| bdbdbd said: |
CISC (Complex Instruction Set Computers) generally are CPUs that include instructions which do multiple instructions at the same time in order to increase processing power; much like my theoritical matrix operations earlier. Increasing the number of instructions (and adding complex instructions) has become less popular today mainly because in only adds processing power to specific tasks rather than adding processing power in general. Traditionally, when designing a processor for a specific application (like a game console) the favourite approach has been to add complicated instruction sets because there are usually only a few areas which need dramatic improvments.

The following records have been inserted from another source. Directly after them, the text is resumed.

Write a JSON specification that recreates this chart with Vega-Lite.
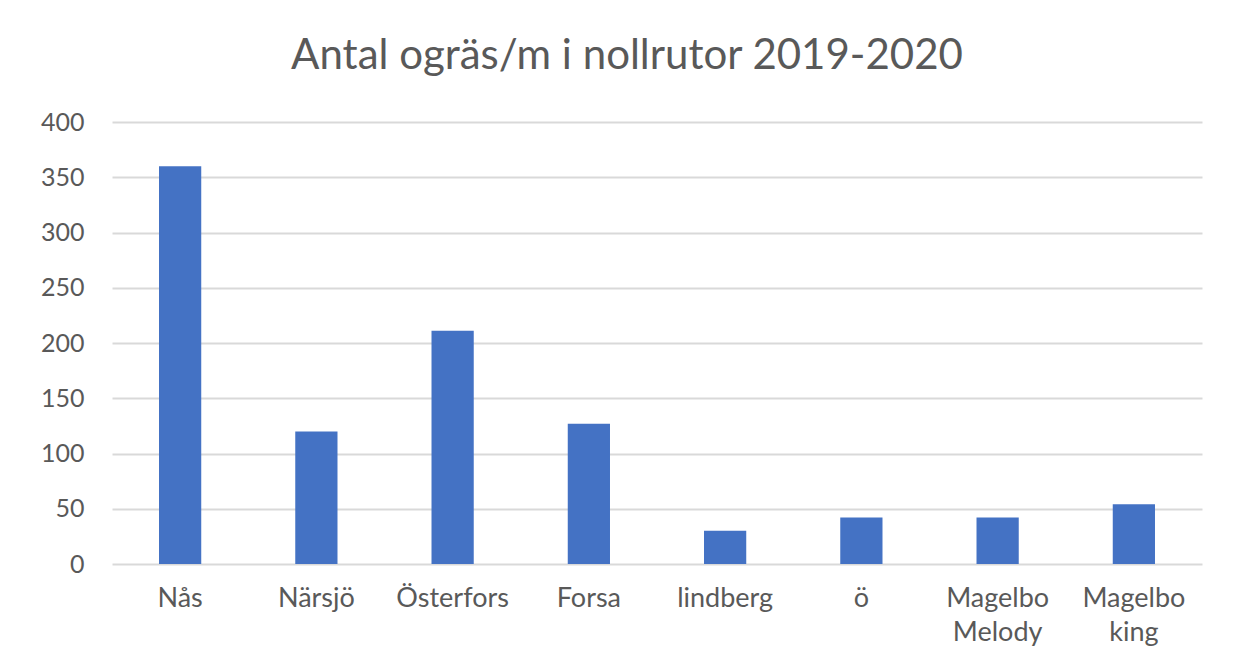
{
  "$schema": "https://vega.github.io/schema/vega-lite/v6.json",
  "autosize": "none",
  "width": 1090,
  "height": 442,
  "padding": {"left": 112, "top": 122, "right": 36, "bottom": 103},
  "background": "white",
  "title": {
    "text": "Antal ogräs/m i nollrutor 2019-2020",
    "anchor": "middle",
    "frame": "group",
    "dx": -30,
    "offset": 32,
    "font": "Lato",
    "fontSize": 42,
    "fontWeight": "normal",
    "color": "#595959"
  },
  "data": {
    "values": [
      {"plats": "Nås", "antal": 360},
      {"plats": "Närsjö", "antal": 120},
      {"plats": "Österfors", "antal": 211},
      {"plats": "Forsa", "antal": 127},
      {"plats": "lindberg", "antal": 30},
      {"plats": "ö", "antal": 42},
      {"plats": "Magelbo Melody", "antal": 42},
      {"plats": "Magelbo king", "antal": 54}
    ]
  },
  "mark": {"type": "bar", "color": "#4472C4"},
  "encoding": {
    "x": {
      "field": "plats",
      "type": "nominal",
      "sort": null,
      "scale": {"paddingInner": 0.69, "paddingOuter": 0.345},
      "axis": {
        "title": null,
        "labelAngle": 0,
        "labelExpr": "split(datum.label, ' ')",
        "labelFont": "Lato",
        "labelFontSize": 27,
        "labelColor": "#595959",
        "labelPadding": 21,
        "labelLineHeight": 34,
        "ticks": false,
        "domain": false,
        "grid": false
      }
    },
    "y": {
      "field": "antal",
      "type": "quantitative",
      "scale": {"domain": [0, 400], "nice": false},
      "axis": {
        "title": null,
        "values": [0, 50, 100, 150, 200, 250, 300, 350, 400],
        "labelFont": "Lato",
        "labelFontSize": 25,
        "labelColor": "#595959",
        "labelPadding": 28,
        "ticks": false,
        "domain": false,
        "grid": true,
        "gridColor": "#d9d9d9",
        "gridWidth": 2
      }
    }
  },
  "config": {"view": {"stroke": null}}
}
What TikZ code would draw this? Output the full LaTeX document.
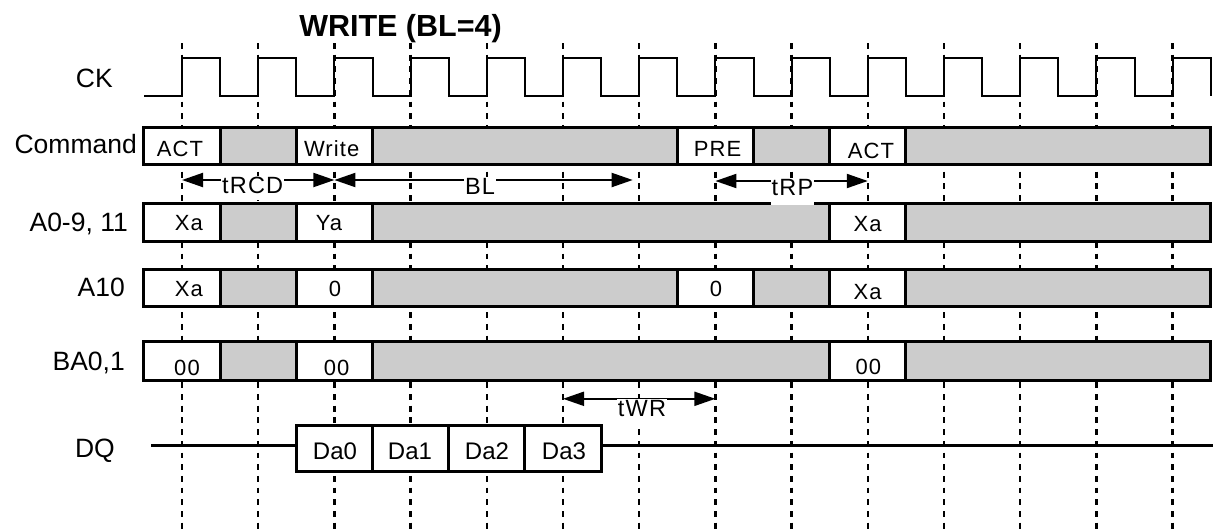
\documentclass[tikz,border=0pt]{standalone}
\usepackage{fontspec}
\setmainfont{Liberation Sans}
\newfontfamily\spacedfont[LetterSpace=5]{Liberation Sans}
\usetikzlibrary{arrows.meta}
\definecolor{cellgrey}{RGB}{204,204,204}
\tikzset{
  gridline/.style={black,line width=2.4pt,dash pattern=on 5.8pt off 5.9pt},
  clockline/.style={black,line width=2pt},
  dqline/.style={black,line width=3pt},
  cellbox/.style={draw=black,line width=3pt},
  rowlabel/.style={anchor=base east,inner sep=0pt,font=\fontsize{26.5}{30}\selectfont},
  celltext/.style={anchor=base,inner sep=0pt,font=\spacedfont\fontsize{22}{26}\selectfont},
  datatext/.style={anchor=base,inner sep=0pt,font=\fontsize{24}{28}\selectfont},
  timing/.style={black,line width=2pt,{Triangle[length=21pt,width=14pt]}-{Triangle[length=21pt,width=14pt]}},
  timelabel/.style={anchor=base,fill=white,inner sep=1pt,text depth=6pt,font=\spacedfont\fontsize{23.5}{26}\selectfont},
}
\begin{document}
\begin{tikzpicture}[x=1pt,y=-1pt]
\useasboundingbox (0,0) rectangle (1213,531);
\def\per{76.2}
% grid lines at the rising edges:
\foreach \k in {0,...,13}
  \draw[gridline] ({182+\k*\per},43) -- ({182+\k*\per},531);
% clock:
\draw[clockline] (144,96)
  \foreach \k in {0,...,13} {
    -- ({182+\k*\per},96) -- ({182+\k*\per},58)
    -- ({220.1+\k*\per},58) -- ({220.1+\k*\per},96)};
% title and row labels:
\node[anchor=base,inner sep=0pt,font=\bfseries\fontsize{30.5}{34}\selectfont] (title) at (400.5,36.7) {WRITE (BL=4)};
\node[rowlabel] (lab-ck) at (113,87.3) {CK};
\node[rowlabel] (lab-cmd) at (137,153) {Command};
\node[rowlabel] (lab-addr) at (128,231.7) {A0-9, 11};
\node[rowlabel] (lab-a10) at (125,296) {A10};
\node[rowlabel] (lab-ba) at (125,370) {BA0,1};
\node[rowlabel] (lab-dq) at (115,457) {DQ};
% bus rows:
\foreach \a/\b/\f in {0/1/white,1/2/cellgrey,2/3/white,3/7/cellgrey,7/8/white,8/9/cellgrey,9/10/white,10/14/cellgrey}
  \path[cellbox,fill=\f] ({143.9+\a*\per},127.7) rectangle ({143.9+\b*\per},164.2);
\foreach \a/\b/\f in {0/1/white,1/2/cellgrey,2/3/white,3/9/cellgrey,9/10/white,10/14/cellgrey}
  \path[cellbox,fill=\f] ({143.9+\a*\per},203.2) rectangle ({143.9+\b*\per},241.3);
\foreach \a/\b/\f in {0/1/white,1/2/cellgrey,2/3/white,3/7/cellgrey,7/8/white,8/9/cellgrey,9/10/white,10/14/cellgrey}
  \path[cellbox,fill=\f] ({143.9+\a*\per},269.2) rectangle ({143.9+\b*\per},306.3);
\foreach \a/\b/\f in {0/1/white,1/2/cellgrey,2/3/white,3/9/cellgrey,9/10/white,10/14/cellgrey}
  \path[cellbox,fill=\f] ({143.9+\a*\per},341.7) rectangle ({143.9+\b*\per},380.3);
% data line and burst:
\coordinate (dq-in) at (151,445.6);
\coordinate (dq-out) at (1213,445.6);
\draw[dqline] (dq-in) -- (dq-out);
\foreach \a in {2,...,5}
  \path[cellbox,fill=white] ({143.9+\a*\per},425) rectangle ({143.9+(\a+1)*\per},471);
% cell texts:
\node[celltext] (cmd-act) at (180,156) {ACT};
\node[celltext] (cmd-wr) at (331.7,156.7) {Write};
\node[celltext] (cmd-pre) at (717.5,156) {PRE};
\node[celltext] (cmd-act2) at (871,158.3) {ACT};
\node[celltext] (addr-xa) at (189,230.7) {Xa};
\node[celltext] (addr-ya) at (329,230.7) {Ya};
\node[celltext] (addr-xa2) at (867.5,231.7) {Xa};
\node[celltext] (a10-xa) at (189,296) {Xa};
\node[celltext] (a10-wr) at (335,296) {0};
\node[celltext] (a10-pre) at (716,296.7) {0};
\node[celltext] (a10-xa2) at (867.5,299.3) {Xa};
\node[celltext] (ba-act) at (187,375) {00};
\node[celltext] (ba-wr) at (336.7,375) {00};
\node[celltext] (ba-act2) at (868.3,374.3) {00};
\node[datatext] (dq-0) at (335,459) {Da0};
\node[datatext] (dq-1) at (410,459) {Da1};
\node[datatext] (dq-2) at (487,459) {Da2};
\node[datatext] (dq-3) at (564,459) {Da3};
% timing arrows:
\coordinate (rcd-l) at (182,180);
\coordinate (rcd-r) at (334.4,180);
\coordinate (bl-r) at (632.7,180);
\coordinate (rp-l) at (715.4,181);
\coordinate (rp-r) at (867.8,181);
\coordinate (wr-l) at (563,398.8);
\coordinate (wr-r) at (715.4,398.8);
\draw[timing] (rcd-l) -- (rcd-r);
\draw[timing] (rcd-r) -- (bl-r);
\draw[timing] (rp-l) -- (rp-r);
\draw[timing] (wr-l) -- (wr-r);
\node[timelabel] (trcd) at (252.7,193.3) {tRCD};
\node[timelabel] (tbl) at (480,194) {BL};
\node[timelabel,text depth=9pt] (trp) at (792.5,195) {tRP};
\node[timelabel] (twr) at (642,416) {tWR};
\end{tikzpicture}
\end{document}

RISC (Reduced Instruction Set Computers) generally are CPUs that have a very small instruction set and gain performance through increasing the clock speed; in extreme cases (super scaler RISC processors) the instructions can be reduced to integer bit-shifts, addition and memory moves. RISC processors were usually found to be much faster at running code in general and (in many cases) clever programmers could use tricks to outperform CISC processors' built in instructions.
The obvious example of the advantage CISC processors have over RISC processors is the GPU in most computers. Your GPU can perform far (FAR) more Floating point operations per second than your CPU (meaning it can produce far better graphics than your CPU could) but you would have far (FAR) worse performance if you attempted to run Microsoft Word on your GPU then your CPU.